Преуспели они в этом или нет – история, которая нам не известна, и тщетными будут любые предположения на ее счет, тем более что надпись из Наконе нас заинтересовала только потому, что она представляет собой весьма примечательный образец гражданского примирения. Помимо необычайной оркестровки, которой в ней подвергается тема братства, и даже помимо очевидного проекта превратить в tabula rasa прошлое, чтобы отныне подчинить себе время без происшествий, это примирение, на самом деле, заслуживает такого внимания из‐за продуманного двойного отношения, которое оно поддерживает с судебными процедурами – потому что для того, чтобы объявить об исключении реального родства, оно обращается к законам о трибуналах, и особенно потому, что гражданская сплоченность проводится через метафору, имплицитную, но сильнодействующую, арбитража.
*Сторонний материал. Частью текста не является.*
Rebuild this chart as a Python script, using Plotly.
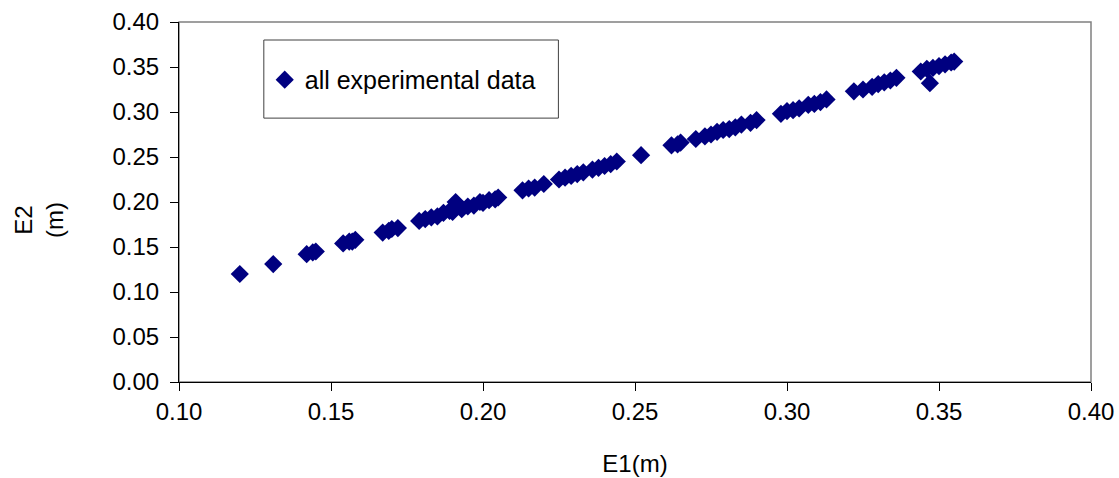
import plotly.graph_objects as go

# Measured displacements
E1 = [0.120, 0.131, 0.142, 0.144, 0.145, 0.154, 0.156, 0.157, 0.158, 0.167,
      0.169, 0.170, 0.172, 0.179, 0.181, 0.183, 0.185, 0.187, 0.189, 0.190,
      0.191, 0.193, 0.195, 0.197, 0.199, 0.200, 0.202, 0.204, 0.205, 0.213,
      0.215, 0.217, 0.220, 0.225, 0.227, 0.229, 0.231, 0.233, 0.236, 0.238,
      0.240, 0.242, 0.244, 0.252, 0.262, 0.264, 0.265, 0.270, 0.273, 0.275,
      0.277, 0.279, 0.281, 0.283, 0.285, 0.288, 0.290, 0.298, 0.300, 0.302,
      0.304, 0.307, 0.309, 0.311, 0.313, 0.322, 0.325, 0.328, 0.330, 0.332,
      0.334, 0.336, 0.344, 0.346, 0.348, 0.350, 0.352, 0.354, 0.355, 0.347]
E2 = [0.120, 0.131, 0.142, 0.144, 0.145, 0.154, 0.156, 0.156, 0.158, 0.166,
      0.168, 0.170, 0.171, 0.179, 0.181, 0.183, 0.184, 0.188, 0.190, 0.189,
      0.200, 0.192, 0.195, 0.196, 0.200, 0.199, 0.202, 0.203, 0.205, 0.213,
      0.215, 0.216, 0.220, 0.225, 0.227, 0.229, 0.231, 0.233, 0.236, 0.238,
      0.240, 0.242, 0.245, 0.252, 0.263, 0.264, 0.266, 0.270, 0.273, 0.275,
      0.278, 0.280, 0.281, 0.283, 0.286, 0.288, 0.291, 0.298, 0.301, 0.302,
      0.304, 0.308, 0.309, 0.311, 0.314, 0.323, 0.325, 0.328, 0.331, 0.333,
      0.335, 0.338, 0.345, 0.348, 0.349, 0.351, 0.353, 0.355, 0.356, 0.332]

X_TICKS = [0.10, 0.15, 0.20, 0.25, 0.30, 0.35, 0.40]
Y_TICKS = [0.00, 0.05, 0.10, 0.15, 0.20, 0.25, 0.30, 0.35, 0.40]

FONT = "Liberation Sans, Arial, sans-serif"
NAVY = "#000080"
FS = 24

fig = go.Figure()
fig.add_trace(go.Scatter(
    x=E1, y=E2, mode="markers", name="all experimental data",
    marker=dict(symbol="diamond", size=14, color=NAVY, line=dict(width=0)),
))

axis_common = dict(
    showgrid=False, zeroline=False, showline=True, linecolor="black",
    linewidth=1, ticks="outside", ticklen=8, tickcolor="black",
    tickformat=".2f", tickfont=dict(family=FONT, size=FS, color="black"),
    automargin=False,
)

fig.update_layout(
    width=1119, height=478,
    margin=dict(l=179, r=28, t=22, b=96),
    paper_bgcolor="white", plot_bgcolor="white",
    font=dict(family=FONT, color="black"),
    xaxis=dict(range=[0.10, 0.40], tickvals=X_TICKS, **axis_common,
               ticklabelstandoff=0,
               title=dict(text="E1(m)", font=dict(family=FONT, size=FS), standoff=31)),
    yaxis=dict(range=[0.0, 0.40], tickvals=Y_TICKS, **axis_common,
               ticklabelstandoff=6),
    showlegend=True,
    legend=dict(x=0.094, y=0.839, xanchor="left", yanchor="middle",
                bgcolor="rgba(0,0,0,0)", borderwidth=0,
                font=dict(family=FONT, size=25, color="black"),
                itemsizing="trace"),
    annotations=[
        # y-axis title, two stacked lines rotated
        dict(text="E2<br>(m)", textangle=-90, xref="paper", yref="paper",
             x=-0.1535, y=0.45, xanchor="center", yanchor="middle",
             showarrow=False, font=dict(family=FONT, size=FS, color="black")),
    ],
    shapes=[
        # plot-area frame
        dict(type="rect", xref="paper", yref="paper", x0=0, y0=0, x1=1, y1=1,
             line=dict(color="#808080", width=1.5), layer="below"),
        # legend box
        dict(type="rect", xref="paper", yref="paper",
             x0=0.093, x1=0.416, y0=0.733, y1=0.95,
             line=dict(color="#404040", width=1), fillcolor="white", layer="below"),
    ],
)

fig.write_html("out.html")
Тем самым этот декрет безвестного сицилийского городка ведет нас обратно к Афинам: действительно, в нем я вижу возможность пролить свет на примирение 403 года в одном из его конститутивных измерений – столь же важном, сколь мало исследованном до этого момента на нашем пути, – возвращаясь к афинскому запрету подавать в суд для того, чтобы удовлетворить требования памяти, восстающей против забвения прошлого.